Optional equipment for the Accord Crosstour includes Real Time four-wheel drive, 18-inch wheels and a Honda satellite-linked navigation system with voice recognition and a rearview camera, all of which can be had only by choosing the up-level EX-L trim.
The 2010 Honda Accord is powered by a 3.5-liter i-VTEC V6 engine that uses Honda's Variable Cylinder Management system, which allows the engine to run on three, four or six cylinders, depending on driving demands. The only transmission choice is a five-speed automatic that uses Honda's new G Shift Control, which holds the transmission in gear when the vehicle is cornering, and RPM rev-matching, which "blips" the throttle for smooth downshifts.
271 horsepower @ 6200 rpm
254 lb.-ft. of torque @ 5000 rpm
EPA city/highway fuel economy: 18/27(2WD), 17/25 (4WD)
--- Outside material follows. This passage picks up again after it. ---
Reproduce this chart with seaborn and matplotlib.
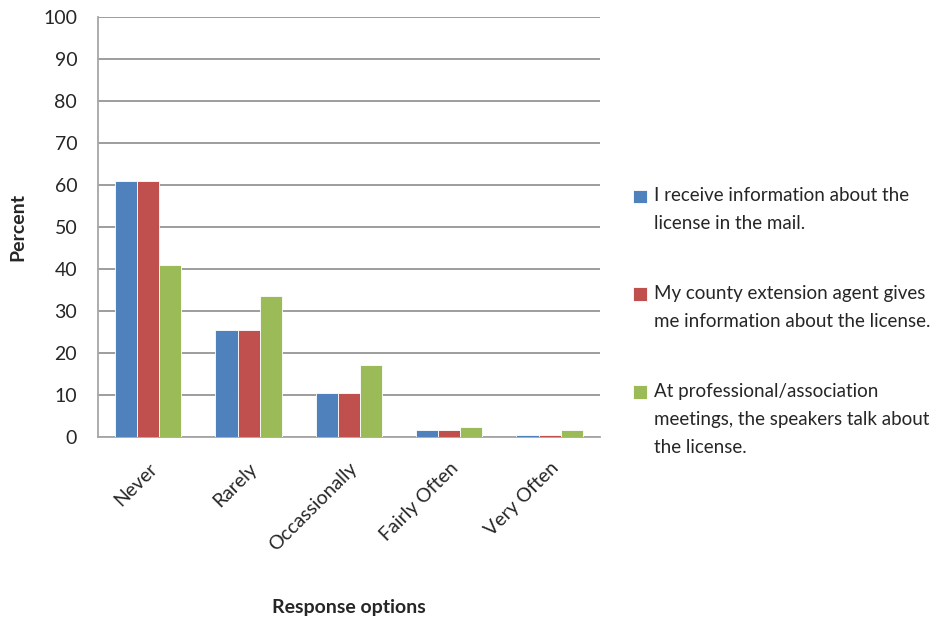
import matplotlib

matplotlib.use('Agg')
import matplotlib.pyplot as plt
import pandas as pd
import seaborn as sns
from matplotlib.ticker import FixedLocator

# values
categories = ['Never', 'Rarely', 'Occassionally', 'Fairly Often', 'Very Often']
mail = [60.9, 25.4, 10.6, 1.7, 0.6]
agent = [60.9, 25.4, 10.6, 1.7, 0.6]
meetings = [40.9, 33.6, 17.2, 2.5, 1.7]
series_names = [
    'I receive information about the\nlicense in the mail.',
    'My county extension agent gives\nme information about the license.',
    'At professional/association\nmeetings, the speakers talk about\nthe license.',
]
colors = ['#4F81BD', '#C0504D', '#9BBB59']


def main():
    rows = []
    for name, vals in zip(series_names, [mail, agent, meetings]):
        for cat, v in zip(categories, vals):
            rows.append({'Response options': cat, 'Percent': v, 'Source': name})
    df = pd.DataFrame(rows)

    sns.set_style('white')
    plt.rcParams['font.family'] = ['Lato', 'DejaVu Sans']

    fig = plt.figure(figsize=(9.43, 6.22), dpi=100)
    ax = fig.add_axes([0.104, 0.297, 0.532, 0.676])

    sns.barplot(data=df, x='Response options', y='Percent', hue='Source',
                palette=colors, saturation=1, width=0.66, gap=0,
                edgecolor='white', linewidth=0.6, ax=ax, zorder=3)

    ax.set_ylim(0, 100)
    ax.set_xlim(-0.5, 4.5)
    ax.set_yticks(range(0, 101, 10))
    ax.yaxis.grid(True, color='#8c8c8c', linewidth=1.2, zorder=0)
    ax.set_axisbelow(True)

    for side in ['top', 'right']:
        ax.spines[side].set_visible(False)
    for side in ['left', 'bottom']:
        ax.spines[side].set_color('#a6a6a6')
        ax.spines[side].set_linewidth(1.3)

    ax.tick_params(axis='y', length=7, width=1.2, color='#8c8c8c',
                   labelsize=14, labelcolor='#262626', pad=8, direction='out')
    ax.xaxis.set_minor_locator(FixedLocator([i - 0.5 for i in range(6)]))
    ax.tick_params(axis='x', which='minor', length=8, width=1.2, color='#8c8c8c')
    ax.tick_params(axis='x', which='major', length=0, labelsize=14,
                   labelcolor='#262626', pad=16)
    plt.setp(ax.get_xticklabels(), rotation=45, ha='right',
             rotation_mode='anchor')

    ax.set_xlabel('Response options', fontsize=14, fontweight='bold')
    ax.set_ylabel('Percent', fontsize=14, fontweight='bold', labelpad=12)
    ax.xaxis.set_label_coords(0.5, -0.385)

    fs = 13.5
    ls = 1.8
    handles, labels = ax.get_legend_handles_labels()
    leg = ax.legend(handles, labels, loc='center left',
                    bbox_to_anchor=(0.653, 0.483), bbox_transform=fig.transFigure,
                    frameon=False, fontsize=fs, handlelength=0.75,
                    handleheight=0.75, handletextpad=0.4, labelspacing=2.8)
    # put each square next to the first line of its label
    line_gap = 0.82 * fs * ls
    for txt, patch, lab in zip(leg.get_texts(), leg.get_patches(), labels):
        txt.set_linespacing(ls)
        n = lab.count('\n') + 1
        patch.set_y(patch.get_y() + (n - 1) / 2 * line_gap)

    fig.savefig('out.png', dpi=100)
    plt.close(fig)


if __name__ == '__main__':
    main()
The 2010 Honda Accord Crosstour starts at a Manufacturer's Suggested Retail Price (MSRP) a little above $30,000 and tops out around $37,000 with the addition of all-wheel drive, navigation and leather. The Toyota Venza, the Crosstour's closest competitor, ranges from $27,000 to $38,000, while the Nissan Murano stickers from $29,000 to $44,000, the Ford Edge from $27,500 to $46,500 and the Mazda CX-7 from $22,000 to $36,500. To get the best deal on your Crosstour, be sure to look at our New Car Blue Book Values to see what others in your area are paying. As for residuals, we expect the Crosstour to hold above average resale values in the segment, on par with high values of the Toyota Venza.